L’analisi/Il gender gap e l’ingiustizia del lavoro avido

Le ambizioni delle donne si sono fatte strada abbattendo quel modello che non prevedeva, declinate al femminile, aspirazioni di auto-realizzazione in qualcosa di diverso dalla famiglia
Elena Del Giudice

Si raccontava: «Papà fa l’ impiegato (o l’insegnante, o l’operaio) e mamma è casalinga». E quel “casalinga” non era una “diminutio”, ma il riconoscimento che l’uomo di casa guadagnava “abbastanza” per mantenere la famiglia. Era il secolo scorso, certo, ma non è ancora passato remoto, quando il lavoro femminile era accessorio.

Le ambizioni delle donne si sono fatte strada abbattendo quel modello che non prevedeva, declinate al femminile, aspirazioni di auto-realizzazione in qualcosa di diverso dalla famiglia. Le donne hanno lottato per il diritto allo studio, il diritto ad accedere a qualsiasi facoltà universitaria, il diritto al lavoro, alla carriera, all’indipendenza economica, per il diritto di “essere” ciò che volevano essere.

Di strada, guardando indietro, ne è stata fatta, ma la vetta resta lontana. E se parliamo di lavoro al femminile, l’obiettivo è il riconoscimento del merito, non del genere. Che oggi, ancora, non c’è. Nei dati - e in questo numero di Nordest Economia ce ne sono molti - ritroviamo gli ostacoli immutati all’accesso al mondo del lavoro, tanto che il tasso di occupazione femminile è significativamente più basso di quello maschile, e poi il divario si manifesta nelle modalità di assunzione: i part time sono spesso involontari e troppo spesso femminili. Per arrivare alle progressioni di carriera e al divario salariale.
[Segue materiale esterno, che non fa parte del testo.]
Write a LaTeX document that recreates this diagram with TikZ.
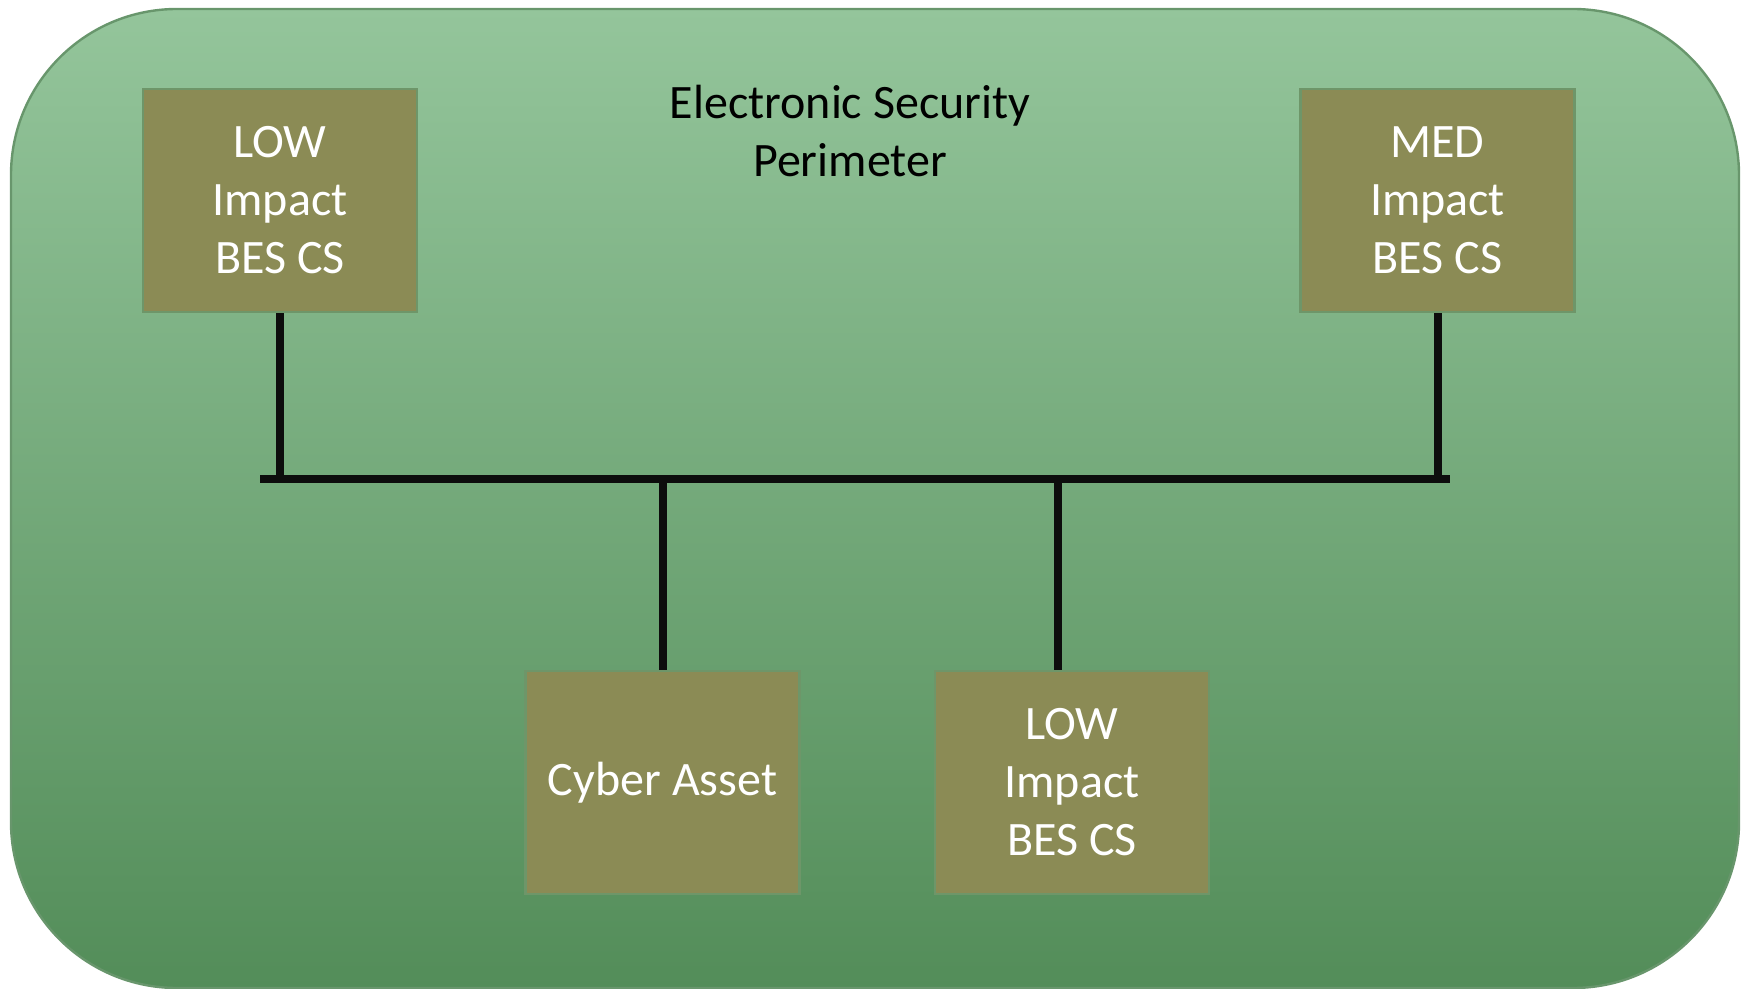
\documentclass[tikz,border=0pt]{standalone}
\usepackage{fontspec}
\setmainfont{Carlito}
\definecolor{bgtop}{RGB}{148,197,155}
\definecolor{bgbot}{RGB}{83,141,89}
\definecolor{bgedge}{RGB}{104,150,108}
\definecolor{boxfill}{RGB}{139,139,85}
\definecolor{boxedge}{RGB}{110,150,105}
\begin{document}
\begin{tikzpicture}[x=0.5pt,y=-0.5pt,
  cs/.style={draw=boxedge, line width=1.2pt, fill=boxfill, minimum width=137pt, minimum height=111.5pt,
    inner sep=0pt, text=white, align=center, font=\fontsize{24}{29}\selectfont},
  wire/.style={line width=4pt, draw=black!95}]
\useasboundingbox (0,0) rectangle (1741,989);
\path[draw=bgedge, line width=1.2pt, top color=bgtop, bottom color=bgbot, rounded corners=83pt]
  (11,9) rectangle (1739,988);
\node[font=\fontsize{24}{29}\selectfont, align=center, text=black] (title) at (850,131) {Electronic Security\\Perimeter};
\node[cs] (low1) at (280,200.5) {LOW\\Impact\\BES CS};
\node[cs] (med) at (1437.5,200.5) {MED\\Impact\\BES CS};
\node[cs] (cyber) at (662.5,782.5) {Cyber Asset};
\node[cs] (low2) at (1072,782.5) {LOW\\Impact\\BES CS};
\coordinate (busL) at (260,479);
\coordinate (busR) at (1450,479);
\coordinate (tap2) at (1058,479);
\draw[wire] (busL) -- (busR);
\draw[wire] (low1.south) -- (low1.south |- busL);
\draw[wire] (med.south) -- (med.south |- busL);
\draw[wire] (cyber.north |- busL) -- (cyber.north);
\draw[wire] (tap2) -- (tap2 |- low2.north);
\end{tikzpicture}
\end{document}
Qui l’ostacolo è l’organizzazione stessa del lavoro, spesso al “maschile”, riconoscibile in quella definizione di “lavoro avido” dell’economista Claudia Goldin, Premio Nobel 2023, che premia - nei salari e nella carriera - chi all’azienda dedica più tempo di quanto dovrebbe.

E solitamente chi non è in grado di farlo, sono le donne perché - a dispetto dei progressi - il lavoro di accudimento e di cura resta un onere prevalentemente femminile. In un’ottica collaborativa, a casa come in azienda, il lavoro avido non avrebbe spazio, e le disparità anche retributive verrebbero a cadere.

Impossibile? Certo che no, basterebbe volerlo. Ricordo che una delle prime indicazioni date da Chiara Mio da neo presidente della FriulAdria fu: stop alle riunioni dopo le 17,30. Ovvero le riunioni si fanno in orario di lavoro. Ed ecco cadere il meccanismo che, in sede di valutazione, finirebbe per premiare chi partecipa assiduamente ai meeting in straordinario, rispetto a chi, avendo figli da riprendere dall’asilo o da scuola, lo straordinario non lo può proprio fare.

E la valutazione passerà dalla disponibilità di tempo al merito, al contributo che ciascuno davvero dà all’azienda. Ripensare un’organizzazione del lavoro a misura di “persona” che rispetti il tempo che ciascuno è tenuto a dedicare alla propria attività, è il primo passo per ridurre il divario di genere, a partire dalle assunzioni.

Le norme, infine, aiutano il cambiamento, lo abbiamo visto nelle società quotate, dove la presenza femminile nei Cda è finalmente aumentata; ora attendiamo con fiducia il recepimento della direttiva Ue sulla parità di retribuzione.